The Museum Incognita revisits neglected or concealed or obscured histories, activates embodied readings, and archives ephemeral artworks and practices. Founded on an indigenous custodial ethic, and shifting landscapes, the infrastructure enfolds performative encounters and a nomadic sculptural architecture, with gathering vessels, botanical furnishings, tactile texts, and woven mnemonics for oral storytelling.
'Gathering Three Frogs' (2016) described an ephemeral performance by Cecilia Vicuña ('Three Frogs) that took place in Muckleford, Jaara country, Australia, alongside performative works by Katie West and Tamsen Hopkinson. The installation included an audiodescriptive track, a textile work by Katie West, and a film work by Katie West and Fayen d'Evie that collaged photographs by Pippa Samaya.
The Blindside Summer Studio Residency Program provides a unique platform for the examination of practice and work within a combined studio and exhibition context.
During this residency, artists Katie West + Fayen d'Evie invited conversations about embodied approaches to archiving, and experimented with writing stories, histories and concepts, which were handled as part of the Museum Incognita's first phase of embodied encounters.
This program takes place on the land of the Wurundjeri people of the Kulin Nation. We recognise that sovereignty was never ceded - this land is stolen land. We pay respects to Wurundjeri Elders, past, present and emerging, to the Elders from other communities and to any other Aboriginal or Torres Strait Islanders who might encounter or participate in the program.

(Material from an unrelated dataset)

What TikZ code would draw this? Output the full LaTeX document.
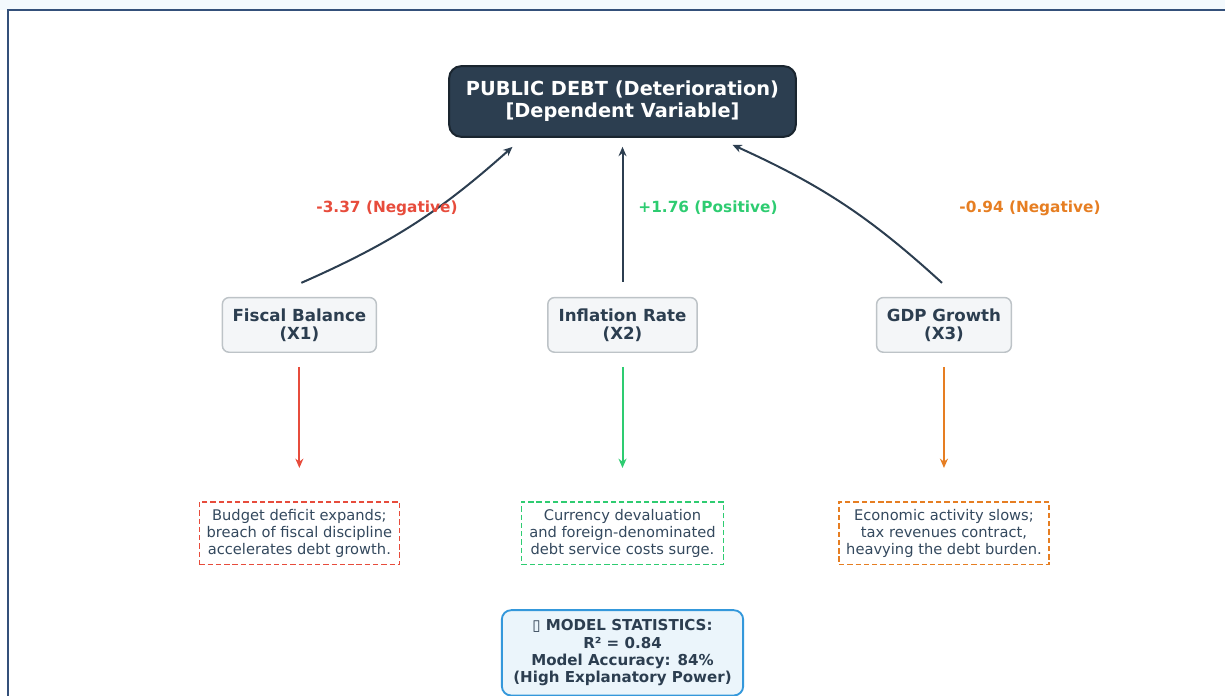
\documentclass[tikz,border=0pt]{standalone}
\usepackage{fontspec}
\setmainfont{DejaVu Sans}
\usepackage{tikz}
\usetikzlibrary{positioning}
\usetikzlibrary{arrows.meta}
\definecolor{navy}{HTML}{2C3E50}
\definecolor{navyline}{HTML}{1A252F}
\definecolor{slate}{HTML}{34495E}
\definecolor{negred}{HTML}{E74C3C}
\definecolor{posgreen}{HTML}{2ECC71}
\definecolor{negorange}{HTML}{E67E22}
\definecolor{boxfill}{HTML}{F4F6F8}
\definecolor{boxline}{HTML}{BDC3C7}
\definecolor{statfill}{HTML}{EBF5FB}
\definecolor{statline}{HTML}{3498DB}
\definecolor{framecol}{HTML}{34507A}
\def\VarGap{119.25pt}
\def\DescGap{111pt}

\tikzset{
  depbox/.style={draw=navyline, line width=1.5pt, fill=navy, rounded corners=9pt,
    minimum width=260pt, minimum height=53pt, inner sep=0pt, align=center,
    text=white, font=\bfseries\fontsize{14.5}{16.5}\selectfont},
  varbox/.style={draw=boxline, line width=1.1pt, fill=boxfill, rounded corners=5pt,
    minimum height=41pt, inner sep=0pt, align=center,
    text=navy, font=\bfseries\fontsize{12.5}{13.5}\selectfont},
  descbox/.style={draw=#1, dash pattern=on 4pt off 2.2pt, line width=1.2pt, fill=white,
    minimum height=47pt, inner sep=0pt, align=center,
    text=slate, font=\fontsize{11}{12.75}\selectfont},
  coef/.style={text=#1, font=\bfseries\fontsize{11.5}{13}\selectfont},
  statbox/.style={draw=statline, line width=1.4pt, fill=statfill, rounded corners=7pt,
    minimum width=181pt, minimum height=64pt, inner sep=0pt, align=center,
    text=navy, font=\bfseries\fontsize{11.3}{13}\selectfont},
  up/.style={draw=navy, line width=1.5pt, -{Stealth[length=7pt,width=6pt]}},
  effect/.style={draw=#1, line width=1.5pt, -{Stealth[length=7pt,width=6pt]},
    shorten <=10.5pt, shorten >=24.75pt},
}

\begin{document}
\begin{tikzpicture}[x=0.75pt,y=-0.75pt]
  \useasboundingbox (0,0) rectangle (1225,696);
  \fill[statfill!60] (0,0) rectangle (1225,10);
  \draw[framecol, line width=1.5pt] (1225,10) -- (8,10) -- (8,696);

  \node[depbox] (debt) at (622.5,101.5) {PUBLIC DEBT (Deterioration)\\{}[Dependent Variable]};
  \node[varbox, minimum width=112pt, below=\VarGap of debt] (inf) {Inflation Rate\\(X2)};
  \node[varbox, minimum width=115.5pt, left=127.5pt of inf] (fis) {Fiscal Balance\\(X1)};
  \node[varbox, minimum width=101pt, right=133.5pt of inf] (gdp) {GDP Growth\\(X3)};

  \node[descbox=negred, minimum width=150pt, below=\DescGap of fis] (fisd)
    {Budget deficit expands;\\breach of fiscal discipline\\accelerates debt growth.};
  \node[descbox=posgreen, minimum width=151.5pt, below=\DescGap of inf] (infd)
    {Currency devaluation\\and foreign-denominated\\debt service costs surge.};
  \node[descbox=negorange, minimum width=157.5pt, below=\DescGap of gdp] (gdpd)
    {Economic activity slows;\\tax revenues contract,\\heavying the debt burden.};

  \node[statbox, below=33pt of infd] (stats)
    {▯ MODEL STATISTICS:\\R² = 0.84\\Model Accuracy: 84\%\\(High Explanatory Power)};

  % links to the dependent variable
  \draw[up] ([shift={(2,-14)}]fis.north) to[bend right=9] ([shift={(-110,9)}]debt.south);
  \draw[up] ([shift={(0,-15)}]inf.north) -- ([shift={(0,9)}]debt.south);
  \draw[up] ([shift={(-2,-14)}]gdp.north) to[bend right=9] ([shift={(110,7)}]debt.south);

  \node[coef=negred] (cfis) at (387,208) {-3.37 (Negative)};
  \node[coef=posgreen] (cinf) at (708,208) {+1.76 (Positive)};
  \node[coef=negorange] (cgdp) at (1030,208) {-0.94 (Negative)};

  \draw[effect=negred] (fis) -- (fisd);
  \draw[effect=posgreen] (inf) -- (infd);
  \draw[effect=negorange] (gdp) -- (gdpd);
\end{tikzpicture}
\end{document}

Katie West is an artist and Yindjibarndi woman based in Noongar Ballardong country, working in installation, textiles and social practice. The process and notion of naturally dyeing fabric underpin her practice –the rhythm of walking, gathering, bundling, boiling up water and infusing materials with plant matter. Using found and naturally dyed textiles, video, and sound, Katie creates installations, textile pieces, and happenings that invite attention to the ways we weave our stories, places, histories, and futures.
Fayen d'Evie is an artist based in Muckleford, rural Australia, who explores blindness as a radical critical position, attuned to complex embodiment, sensory translations, material histories, ephemerality, obscurity, the tangible, and the invisible. Fayen is also the founder of 3-ply, which investigates artist-led publishing as an experimental site for the production, translation and archiving of knowledge.